+++ PROVIDED RECORDS +++
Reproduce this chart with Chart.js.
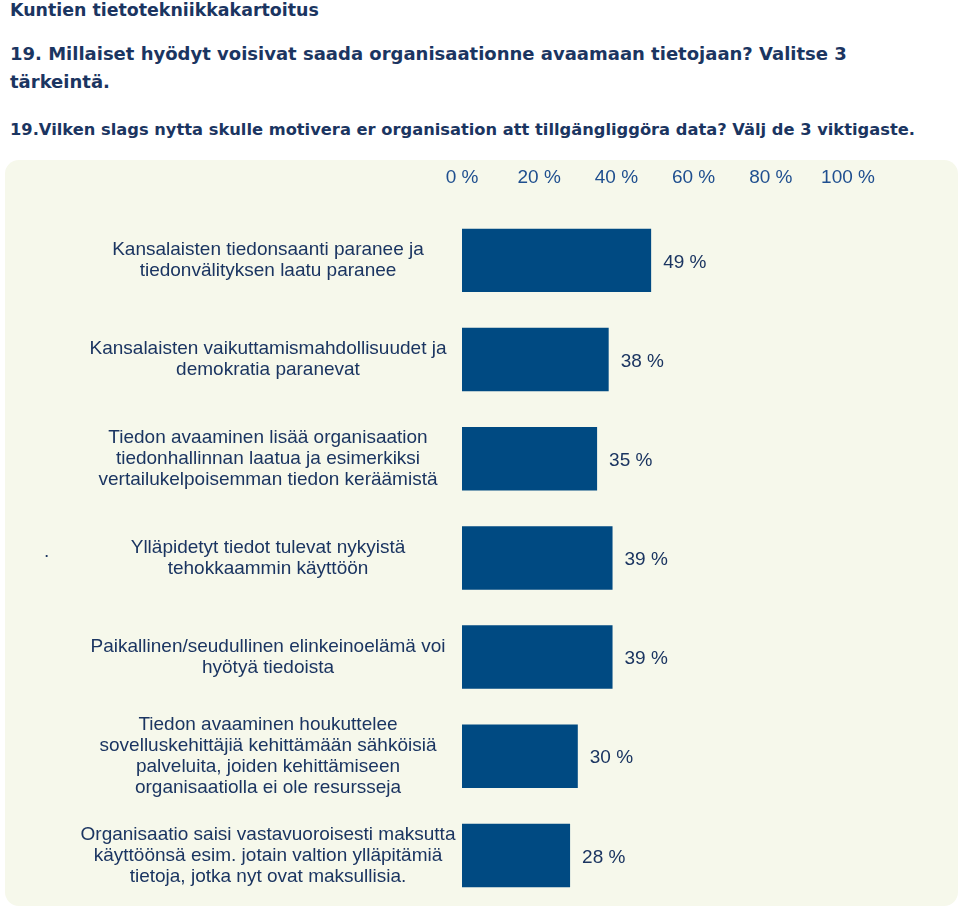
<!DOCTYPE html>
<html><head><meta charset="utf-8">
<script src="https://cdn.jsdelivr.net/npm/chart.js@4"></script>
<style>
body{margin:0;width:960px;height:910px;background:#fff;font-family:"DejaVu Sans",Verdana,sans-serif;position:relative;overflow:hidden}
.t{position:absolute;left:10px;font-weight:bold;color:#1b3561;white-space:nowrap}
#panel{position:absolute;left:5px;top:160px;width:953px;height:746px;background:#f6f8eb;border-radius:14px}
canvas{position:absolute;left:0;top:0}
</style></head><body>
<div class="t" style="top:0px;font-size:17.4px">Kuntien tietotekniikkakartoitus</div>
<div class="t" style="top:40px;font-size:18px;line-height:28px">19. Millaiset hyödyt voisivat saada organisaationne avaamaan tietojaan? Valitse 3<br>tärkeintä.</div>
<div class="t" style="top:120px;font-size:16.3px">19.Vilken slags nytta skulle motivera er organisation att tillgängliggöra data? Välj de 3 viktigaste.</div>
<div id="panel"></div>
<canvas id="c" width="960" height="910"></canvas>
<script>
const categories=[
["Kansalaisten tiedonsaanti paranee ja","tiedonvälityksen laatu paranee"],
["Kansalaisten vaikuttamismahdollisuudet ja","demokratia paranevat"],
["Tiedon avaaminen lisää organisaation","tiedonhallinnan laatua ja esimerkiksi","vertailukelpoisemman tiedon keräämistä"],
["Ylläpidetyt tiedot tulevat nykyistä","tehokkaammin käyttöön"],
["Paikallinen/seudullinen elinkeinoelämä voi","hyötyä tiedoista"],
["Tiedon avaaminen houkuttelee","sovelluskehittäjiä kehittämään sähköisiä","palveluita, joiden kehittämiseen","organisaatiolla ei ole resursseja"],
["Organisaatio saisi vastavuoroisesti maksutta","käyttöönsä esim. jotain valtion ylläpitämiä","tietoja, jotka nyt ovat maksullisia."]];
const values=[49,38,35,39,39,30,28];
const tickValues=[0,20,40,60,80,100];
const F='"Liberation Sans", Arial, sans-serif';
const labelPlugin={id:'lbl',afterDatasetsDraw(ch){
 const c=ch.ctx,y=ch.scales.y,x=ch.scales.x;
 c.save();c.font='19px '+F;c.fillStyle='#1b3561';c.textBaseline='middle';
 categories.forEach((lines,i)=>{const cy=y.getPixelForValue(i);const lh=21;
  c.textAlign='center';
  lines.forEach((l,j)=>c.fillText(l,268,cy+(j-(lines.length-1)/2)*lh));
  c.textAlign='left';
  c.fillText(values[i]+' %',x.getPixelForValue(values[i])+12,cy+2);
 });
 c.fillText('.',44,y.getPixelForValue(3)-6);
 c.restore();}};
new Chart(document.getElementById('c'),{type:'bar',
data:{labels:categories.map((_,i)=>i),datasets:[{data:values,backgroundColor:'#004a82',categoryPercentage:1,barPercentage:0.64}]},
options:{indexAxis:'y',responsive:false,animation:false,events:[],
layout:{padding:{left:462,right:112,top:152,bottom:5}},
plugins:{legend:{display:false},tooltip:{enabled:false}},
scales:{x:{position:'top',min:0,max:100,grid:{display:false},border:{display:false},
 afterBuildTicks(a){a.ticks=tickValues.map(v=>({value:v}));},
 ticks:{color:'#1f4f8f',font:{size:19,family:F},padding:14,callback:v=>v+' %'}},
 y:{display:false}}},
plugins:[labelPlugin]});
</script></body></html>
+++
+++ PROVIDED RECORDS +++
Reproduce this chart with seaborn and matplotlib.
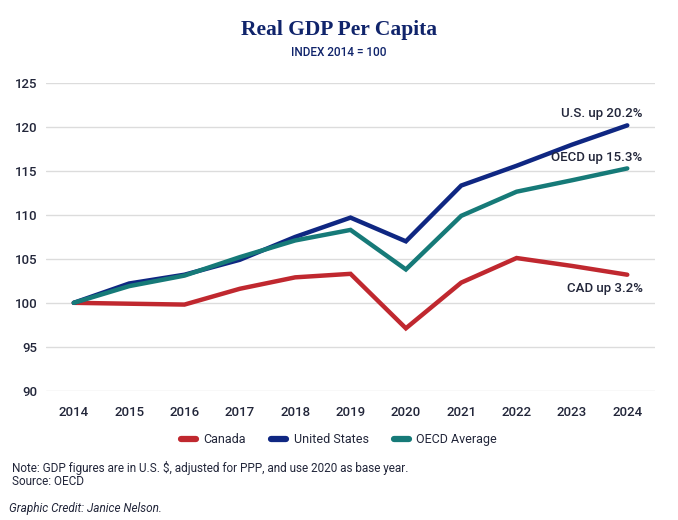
+++
+++ PROVIDED RECORDS +++
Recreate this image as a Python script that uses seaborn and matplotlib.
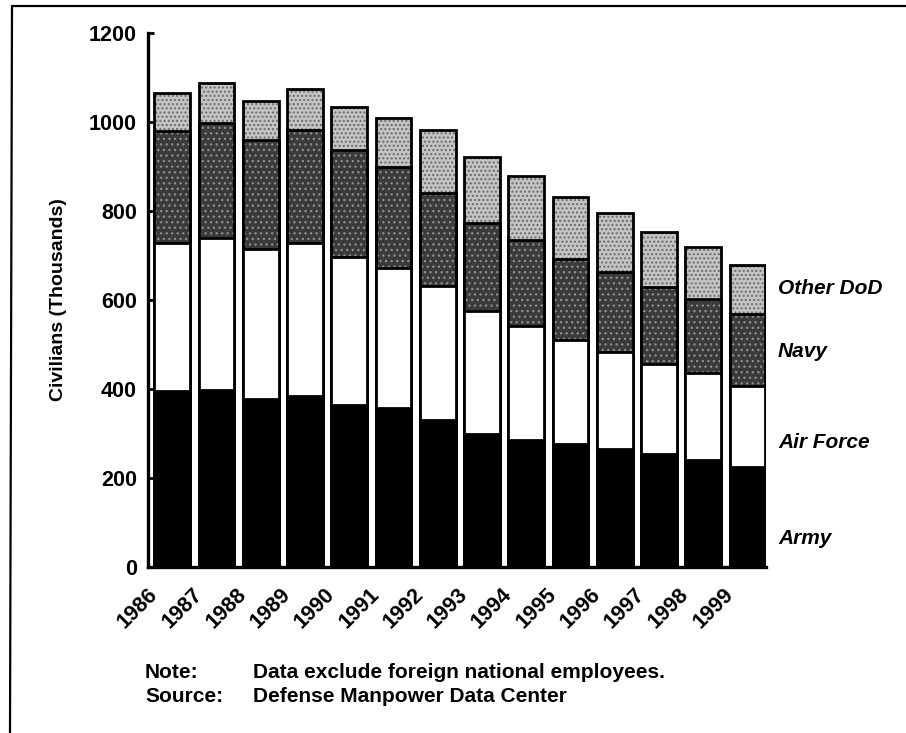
+++
Pull out all lines from the entries above that include the word "this".

Reproduce this chart with Chart.js.
Reproduce this chart with seaborn and matplotlib.
Recreate this image as a Python script that uses seaborn and matplotlib.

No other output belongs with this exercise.